Она отшатнулась, наступив в лужу. Холодная вода залилась в туфлю. Олеся взвыла. Настя забилась, издавая звук, похожий на захлеб. Ольга прислонилась к мокрой стене, закрыв глаза. Мир сузился до ледяной струи за воротник, до мокрой спины Олеси, до дергающегося тела Насти на руках, до этого невыносимого дуэта крика и мычания. Она не могла. Просто не могла сделать следующий шаг. Система, в которую она пыталась встроиться, выталкивала ее на обочину, под дождь, вместе с ее кричащим, неудобным грузом.
– Ольга Сергеевна?
Голос прозвучал сквозь шум дождя и плач. Ольга открыла глаза. Перед ней стояла Анна. В непромокаемом плаще с капюшоном, с большим зонтом в руке. Лицо было серьезным, без привычной полупрезрительной отстраненности. В глазах – не жалость, а что-то вроде решимости.
– Я… шла мимо. Увидела. – Анна неловко махнула рукой в сторону поликлиники. – Давайте я… помогу? Хотя бы зонт. Или… подержать кого-то?
Ольга смотрела на нее, не понимая. Мозг отказывался обрабатывать информацию. Помощь? От этой Анны? Которая смотрела из окна? Которая принесла ванночку и борщ? Которая сейчас стояла под дождем, предлагая… что?
– Настю… – выдохнула Ольга, чувствуя, как руки дрожат от напряжения. – Она… вырывается…
Анна кивнула, не колеблясь. Она сложила зонт, сунула его под мышку, и осторожно, но уверенно протянула руки к Насте.
– Давайте. Я попробую.
Ольга, почти машинально, передала ей девочку. Настя, почувствовав смену рук, замерла на секунду, ее мычание оборвалось. Потом тело снова напряглось, голова дернулась назад. Но Анна удержала. Неловко, крепко, прижимая к себе одеяло.
– Тяжелая, – пробормотала Анна, но не отпустила. Она расправила зонт, накрыв Ольгу с Олесей и себя с Настей. Шум дождя на зонте стал глуше. Олеся, на мгновение удивленная сменой обстановки, притихла, всхлипывая.
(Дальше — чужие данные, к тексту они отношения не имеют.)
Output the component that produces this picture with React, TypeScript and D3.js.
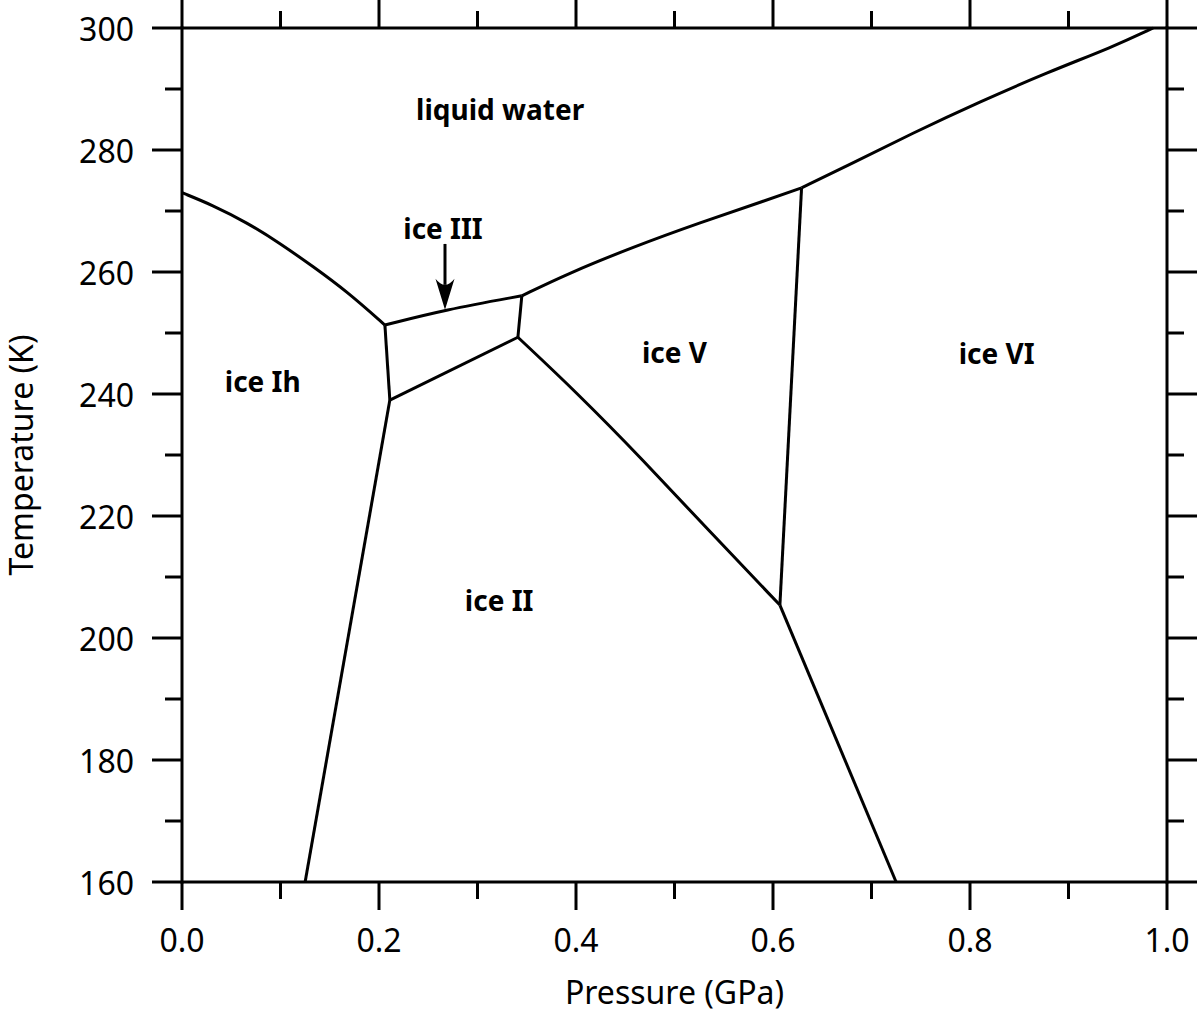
import React from "react";
import * as d3 from "d3";

// Phase boundaries: [pressure GPa, temperature K]
const meltIh: [number, number][] = [
  [0.0, 273.0], [0.0305, 271.0], [0.066, 268.1], [0.0995, 264.7],
  [0.133, 260.9], [0.1675, 256.8], [0.206, 251.3],
];
const meltIII: [number, number][] = [[0.206, 251.3], [0.267, 253.8], [0.345, 256.1]];
const meltV: [number, number][] = [
  [0.345, 256.1], [0.391, 259.7], [0.458, 264.1], [0.526, 268.1], [0.594, 271.8], [0.629, 273.8],
];
const meltVI: [number, number][] = [
  [0.629, 273.8], [0.675, 277.4], [0.742, 282.8], [0.81, 287.9], [0.878, 292.7], [0.945, 296.9], [0.986, 300.0],
];
const boundIhIII: [number, number][] = [[0.206, 251.3], [0.211, 239.0]];
const boundIIIII: [number, number][] = [[0.211, 239.0], [0.341, 249.3]];
const boundIIIV: [number, number][] = [[0.341, 249.3], [0.345, 256.1]];
const boundIhII: [number, number][] = [[0.211, 239.0], [0.125, 160.0]];
const boundIIV: [number, number][] = [
  [0.341, 249.3], [0.401, 240.2], [0.468, 229.2], [0.536, 217.4], [0.607, 205.4],
];
const boundVVI: [number, number][] = [[0.607, 205.4], [0.629, 273.8]];
const boundIIVI: [number, number][] = [[0.607, 205.4], [0.725, 160.0]];

const straightLines = [boundIhIII, boundIIIII, boundIIIV, boundIhII, boundVVI, boundIIVI];
const curvedLines = [meltIh, meltIII, meltV, meltVI, boundIIV];

const phaseLabels = ["liquid water", "ice III", "ice Ih", "ice V", "ice VI", "ice II"];
const phaseLabelP = [0.323, 0.265, 0.082, 0.5, 0.827, 0.322];
const phaseLabelT = [284.9, 265.4, 240.3, 245.1, 244.9, 204.4];

const arrowFrom: [number, number] = [0.267, 264.6];
const arrowTo: [number, number] = [0.267, 253.8];

const xMajorTicks = [0, 0.2, 0.4, 0.6, 0.8, 1.0];
const xMinorTicks = [0.1, 0.3, 0.5, 0.7, 0.9];
const yMajorTicks = [160, 180, 200, 220, 240, 260, 280, 300];
const yMinorTicks = [170, 190, 210, 230, 250, 270, 290];

const xLabel = "Pressure (GPa)";
const yLabel = "Temperature (K)";

export default function App() {
  const W = 1200, H = 1017;
  const x = d3.scaleLinear().domain([0, 1]).range([182, 1167]);
  const y = d3.scaleLinear().domain([160, 300]).range([882, 28]);
  const lineStraight = d3.line<[number, number]>().x(d => x(d[0])).y(d => y(d[1]));
  const lineCurve = d3
    .line<[number, number]>()
    .x(d => x(d[0]))
    .y(d => y(d[1]))
    .curve(d3.curveBasis);

  const [x0, x1] = x.range();
  const [y0, y1] = [y(160), y(300)];
  const majX = 28, minX = 17, majY = 30, minY = 17;
  const sw = 3;
  const font = "'Noto Sans', 'Open Sans', sans-serif";

  const ax = x(arrowFrom[0]);
  const ayFrom = y(arrowFrom[1]);
  const ayTip = y(arrowTo[1]);
  const headLen = 31;
  const headHalf = 9.5;

  return (
    <svg
      width={W}
      height={H}
      style={{ position: "absolute", left: 0, top: 0, background: "#fff" }}
      fontFamily={font}
    >
      <rect x={0} y={0} width={W} height={H} fill="#fff" />
      {/* frame */}
      <g stroke="#000" strokeWidth={sw} fill="none" strokeLinecap="butt">
        <line x1={x0} x2={x1} y1={y1} y2={y1} />
        <line x1={x0} x2={x1} y1={y0} y2={y0} />
        <line x1={x0} x2={x0} y1={y1 - 1.5} y2={y0 + 1.5} />
        <line x1={x1} x2={x1} y1={y1 - 1.5} y2={y0 + 1.5} />
        {xMajorTicks.map(t => (
          <g key={"xM" + t}>
            <line x1={x(t)} x2={x(t)} y1={y0} y2={y0 + majX} />
            <line x1={x(t)} x2={x(t)} y1={y1} y2={y1 - majX} />
          </g>
        ))}
        {xMinorTicks.map(t => (
          <g key={"xm" + t}>
            <line x1={x(t)} x2={x(t)} y1={y0} y2={y0 + minX} />
            <line x1={x(t)} x2={x(t)} y1={y1} y2={y1 - minX} />
          </g>
        ))}
        {yMajorTicks.map(t => (
          <g key={"yM" + t}>
            <line x1={x0} x2={x0 - majY} y1={y(t)} y2={y(t)} />
            <line x1={x1} x2={x1 + majY} y1={y(t)} y2={y(t)} />
          </g>
        ))}
        {yMinorTicks.map(t => (
          <g key={"ym" + t}>
            <line x1={x0} x2={x0 - minY} y1={y(t)} y2={y(t)} />
            <line x1={x1} x2={x1 + minY} y1={y(t)} y2={y(t)} />
          </g>
        ))}
      </g>
      {/* tick labels */}
      <g fontSize={32} fill="#000">
        {xMajorTicks.map(t => (
          <text key={"xl" + t} x={x(t)} y={952} textAnchor="middle">
            {d3.format(".1f")(t)}
          </text>
        ))}
        {yMajorTicks.map(t => (
          <text key={"yl" + t} x={134} y={y(t)} textAnchor="end" dominantBaseline="central">
            {t}
          </text>
        ))}
      </g>
      {/* axis titles */}
      <text x={(x0 + x1) / 2} y={1004} textAnchor="middle" fontSize={32}>
        {xLabel}
      </text>
      <text
        transform={`translate(${33}, ${(y0 + y1) / 2}) rotate(-90)`}
        textAnchor="middle"
        fontSize={32}
      >
        {yLabel}
      </text>
      {/* phase boundaries */}
      <g stroke="#000" strokeWidth={sw} fill="none" strokeLinejoin="round" strokeLinecap="butt">
        {straightLines.map((d, i) => (
          <path key={"s" + i} d={lineStraight(d) || ""} />
        ))}
        {curvedLines.map((d, i) => (
          <path key={"c" + i} d={lineCurve(d) || ""} />
        ))}
      </g>
      {/* arrow */}
      <line x1={ax} x2={ax} y1={ayFrom} y2={ayTip - headLen + 6} stroke="#000" strokeWidth={sw} />
      <path
        d={`M${ax},${ayTip} L${ax - headHalf},${ayTip - headLen} Q${ax},${ayTip - headLen + 12} ${ax + headHalf},${ayTip - headLen} Z`}
        fill="#000"
      />
      {/* phase labels */}
      <g fontSize={28} fontWeight="bold" fill="#000" textAnchor="middle">
        {phaseLabels.map((s, i) => (
          <text key={s} x={x(phaseLabelP[i])} y={y(phaseLabelT[i])}>
            {s}
          </text>
        ))}
      </g>
    </svg>
  );
}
Ольга стояла под зонтом, глотая воздух. Мокрая спина Олеси по-прежнему холодила кожу, но дождь больше не лил на голову. Настя в руках Анны не кричала, лишь тихо мычала, уткнувшись лицом в чужое плечо. Пространство под зонтом стало крошечным убежищем. Шаг за шагом. Но не одной.
– Спасибо, – прошептала Ольга, не глядя на Анну. Слова казались ничтожными перед этим жестом.
– Не за что, – Анна смотрела прямо перед собой, на мокрую толпу под козырьком. Ее лицо было напряженным, будто она несла не ребенка, а мину. – К какому врачу?
– Педиатр. Смирнова. Кабинет 17.
Анна кивнула.
– Поехали. – И она двинулась вперед, неся Настю, как щит, сквозь толпу к дверям поликлиники. Люди расступались, глядя на эту странную пару: женщина с младенцем на груди и женщина, несущая на руках большую девочку с очевидной инвалидностью, с лицом, полным не столько сострадания, сколько упрямой решимости донести.
Ольга шла следом, прижимая плачущую, но уже не орущую Олесю. Впервые за этот бесконечный день она почувствовала не панику, а что-то вроде хрупкого, невероятного облегчения. Трещина в стене одиночества. Сквозь нее дул ледяной ветер, но светила щель надежды. Анна несла Настю. Это было больше, чем ванночка. Больше, чем борщ. Это была рука, протянутая над пропастью. Шаг за шагом. Вместе.
Тишина в палате хосписа была звенящей. Не от отсутствия звуков – монитор по-прежнему тихо гудел, кислород шипел, – а от качества молчания Максима. Он лежал, откинув голову на подушку, рот полуоткрыт под маской. Глаза были закрыты, но веки не сомкнуты плотно, сквозь ресницы виднелась тонкая полоска белка. Не сон. Не бодрствование. Сумеречная зона, где сознание тонуло в океане болезни и лекарств. Его рука в руке Елены была безжизненной, тяжелой. Только слабый, едва уловимый пульс на запястье напоминал о битве, идущей внутри.
Елена читала. Голос ее звучал монотонно, устало, лишенный прежней теплоты и надежды. Она читала не для него, а для себя. Чтобы заполнить эту звенящую пустоту, эту бездну ожидания. Слова Пушкина о «чудном мгновенье» казались издевкой над вечностью его неподвижности.